**TASK OBJECTIVE**
All of the data should be repeated exactly; pictures are not part of the copy.

**GIVEN MATERIAL**
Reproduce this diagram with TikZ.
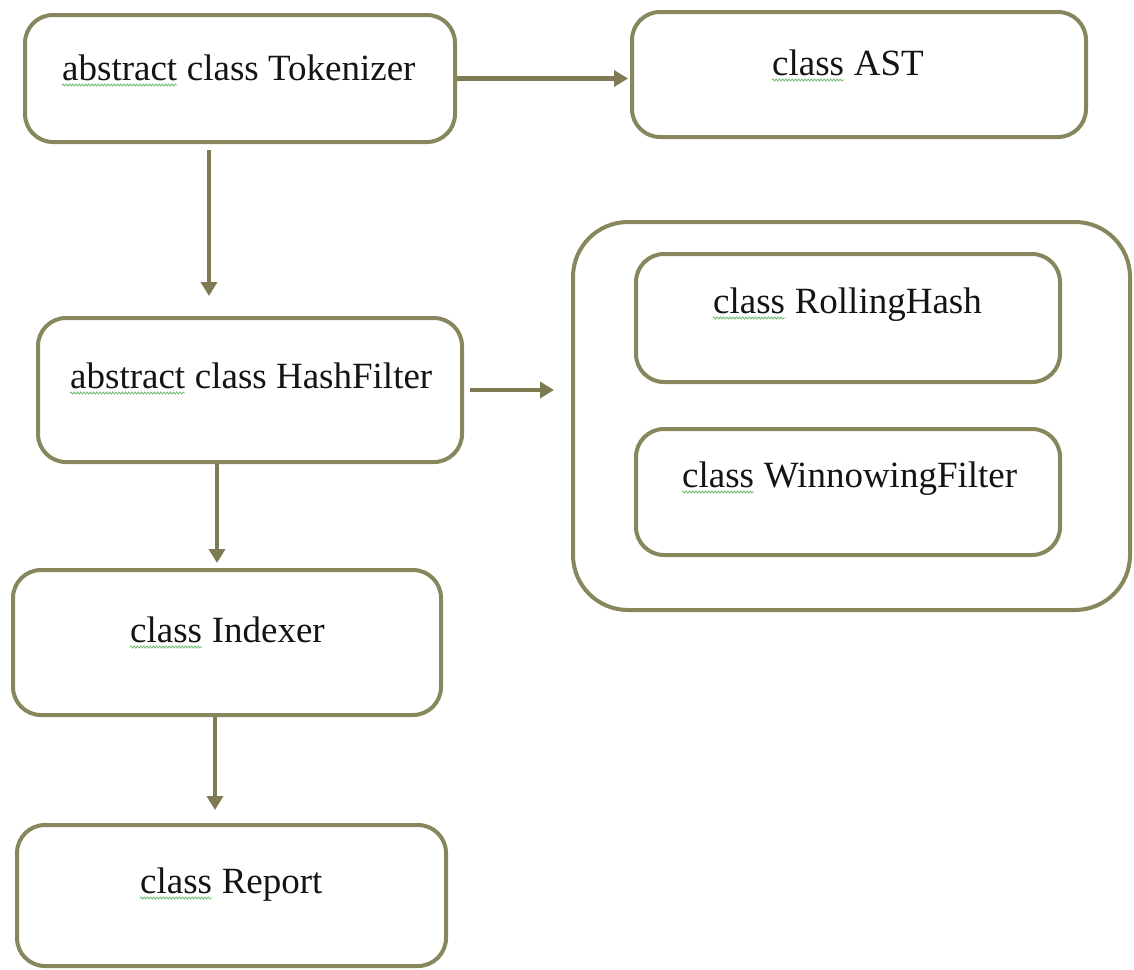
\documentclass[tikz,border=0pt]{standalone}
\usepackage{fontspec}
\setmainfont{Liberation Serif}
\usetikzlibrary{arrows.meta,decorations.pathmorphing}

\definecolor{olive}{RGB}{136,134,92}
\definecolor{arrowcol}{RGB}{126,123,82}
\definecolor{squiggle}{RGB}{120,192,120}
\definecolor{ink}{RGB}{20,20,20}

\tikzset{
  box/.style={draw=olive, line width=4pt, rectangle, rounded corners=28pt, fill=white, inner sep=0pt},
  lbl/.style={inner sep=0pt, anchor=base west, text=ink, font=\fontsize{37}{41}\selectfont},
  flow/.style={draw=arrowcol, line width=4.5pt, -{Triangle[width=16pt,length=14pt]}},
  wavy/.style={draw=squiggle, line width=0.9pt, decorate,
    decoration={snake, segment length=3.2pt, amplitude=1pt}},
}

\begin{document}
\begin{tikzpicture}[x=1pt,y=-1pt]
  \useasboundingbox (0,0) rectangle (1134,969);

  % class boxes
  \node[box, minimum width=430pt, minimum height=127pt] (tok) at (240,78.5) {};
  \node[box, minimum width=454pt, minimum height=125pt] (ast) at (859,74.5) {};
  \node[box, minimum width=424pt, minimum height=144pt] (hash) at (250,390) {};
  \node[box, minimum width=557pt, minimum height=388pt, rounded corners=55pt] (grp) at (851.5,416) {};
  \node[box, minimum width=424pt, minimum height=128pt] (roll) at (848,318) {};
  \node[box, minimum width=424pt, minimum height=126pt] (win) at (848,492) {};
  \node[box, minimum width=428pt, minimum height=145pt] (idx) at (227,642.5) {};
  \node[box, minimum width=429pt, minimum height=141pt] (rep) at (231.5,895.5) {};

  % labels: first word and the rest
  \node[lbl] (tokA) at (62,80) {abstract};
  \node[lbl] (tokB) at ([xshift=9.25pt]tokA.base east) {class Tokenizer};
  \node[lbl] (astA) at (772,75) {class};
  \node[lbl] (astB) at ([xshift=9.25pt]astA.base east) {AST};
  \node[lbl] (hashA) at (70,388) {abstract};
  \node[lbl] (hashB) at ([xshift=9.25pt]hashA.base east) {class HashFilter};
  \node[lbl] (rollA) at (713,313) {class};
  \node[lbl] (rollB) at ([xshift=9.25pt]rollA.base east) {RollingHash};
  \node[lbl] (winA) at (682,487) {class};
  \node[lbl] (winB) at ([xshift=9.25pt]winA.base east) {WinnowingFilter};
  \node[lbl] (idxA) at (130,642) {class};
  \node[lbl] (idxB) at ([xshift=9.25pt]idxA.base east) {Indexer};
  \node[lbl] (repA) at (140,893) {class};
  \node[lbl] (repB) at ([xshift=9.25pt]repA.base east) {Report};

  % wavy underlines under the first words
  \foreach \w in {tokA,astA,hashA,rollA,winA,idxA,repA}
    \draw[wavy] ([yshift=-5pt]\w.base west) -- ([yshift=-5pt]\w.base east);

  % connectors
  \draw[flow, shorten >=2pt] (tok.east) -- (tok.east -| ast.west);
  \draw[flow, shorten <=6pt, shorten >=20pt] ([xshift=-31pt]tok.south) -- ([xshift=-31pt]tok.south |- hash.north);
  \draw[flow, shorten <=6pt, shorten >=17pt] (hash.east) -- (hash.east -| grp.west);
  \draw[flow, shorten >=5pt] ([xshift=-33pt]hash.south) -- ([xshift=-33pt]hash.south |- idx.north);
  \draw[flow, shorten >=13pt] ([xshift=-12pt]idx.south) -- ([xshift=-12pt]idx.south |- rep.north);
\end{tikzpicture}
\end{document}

**THE RESPONSE**
Reproduce this diagram with TikZ.
\documentclass[tikz,border=0pt]{standalone}
\usepackage{fontspec}
\setmainfont{Liberation Serif}
\usetikzlibrary{arrows.meta,decorations.pathmorphing}

\definecolor{olive}{RGB}{136,134,92}
\definecolor{arrowcol}{RGB}{126,123,82}
\definecolor{squiggle}{RGB}{120,192,120}
\definecolor{ink}{RGB}{20,20,20}

\tikzset{
  box/.style={draw=olive, line width=4pt, rectangle, rounded corners=28pt, fill=white, inner sep=0pt},
  lbl/.style={inner sep=0pt, anchor=base west, text=ink, font=\fontsize{37}{41}\selectfont},
  flow/.style={draw=arrowcol, line width=4.5pt, -{Triangle[width=16pt,length=14pt]}},
  wavy/.style={draw=squiggle, line width=0.9pt, decorate,
    decoration={snake, segment length=3.2pt, amplitude=1pt}},
}

\begin{document}
\begin{tikzpicture}[x=1pt,y=-1pt]
  \useasboundingbox (0,0) rectangle (1134,969);

  % class boxes
  \node[box, minimum width=430pt, minimum height=127pt] (tok) at (240,78.5) {};
  \node[box, minimum width=454pt, minimum height=125pt] (ast) at (859,74.5) {};
  \node[box, minimum width=424pt, minimum height=144pt] (hash) at (250,390) {};
  \node[box, minimum width=557pt, minimum height=388pt, rounded corners=55pt] (grp) at (851.5,416) {};
  \node[box, minimum width=424pt, minimum height=128pt] (roll) at (848,318) {};
  \node[box, minimum width=424pt, minimum height=126pt] (win) at (848,492) {};
  \node[box, minimum width=428pt, minimum height=145pt] (idx) at (227,642.5) {};
  \node[box, minimum width=429pt, minimum height=141pt] (rep) at (231.5,895.5) {};

  % labels: first word and the rest
  \node[lbl] (tokA) at (62,80) {abstract};
  \node[lbl] (tokB) at ([xshift=9.25pt]tokA.base east) {class Tokenizer};
  \node[lbl] (astA) at (772,75) {class};
  \node[lbl] (astB) at ([xshift=9.25pt]astA.base east) {AST};
  \node[lbl] (hashA) at (70,388) {abstract};
  \node[lbl] (hashB) at ([xshift=9.25pt]hashA.base east) {class HashFilter};
  \node[lbl] (rollA) at (713,313) {class};
  \node[lbl] (rollB) at ([xshift=9.25pt]rollA.base east) {RollingHash};
  \node[lbl] (winA) at (682,487) {class};
  \node[lbl] (winB) at ([xshift=9.25pt]winA.base east) {WinnowingFilter};
  \node[lbl] (idxA) at (130,642) {class};
  \node[lbl] (idxB) at ([xshift=9.25pt]idxA.base east) {Indexer};
  \node[lbl] (repA) at (140,893) {class};
  \node[lbl] (repB) at ([xshift=9.25pt]repA.base east) {Report};

  % wavy underlines under the first words
  \foreach \w in {tokA,astA,hashA,rollA,winA,idxA,repA}
    \draw[wavy] ([yshift=-5pt]\w.base west) -- ([yshift=-5pt]\w.base east);

  % connectors
  \draw[flow, shorten >=2pt] (tok.east) -- (tok.east -| ast.west);
  \draw[flow, shorten <=6pt, shorten >=20pt] ([xshift=-31pt]tok.south) -- ([xshift=-31pt]tok.south |- hash.north);
  \draw[flow, shorten <=6pt, shorten >=17pt] (hash.east) -- (hash.east -| grp.west);
  \draw[flow, shorten >=5pt] ([xshift=-33pt]hash.south) -- ([xshift=-33pt]hash.south |- idx.north);
  \draw[flow, shorten >=13pt] ([xshift=-12pt]idx.south) -- ([xshift=-12pt]idx.south |- rep.north);
\end{tikzpicture}
\end{document}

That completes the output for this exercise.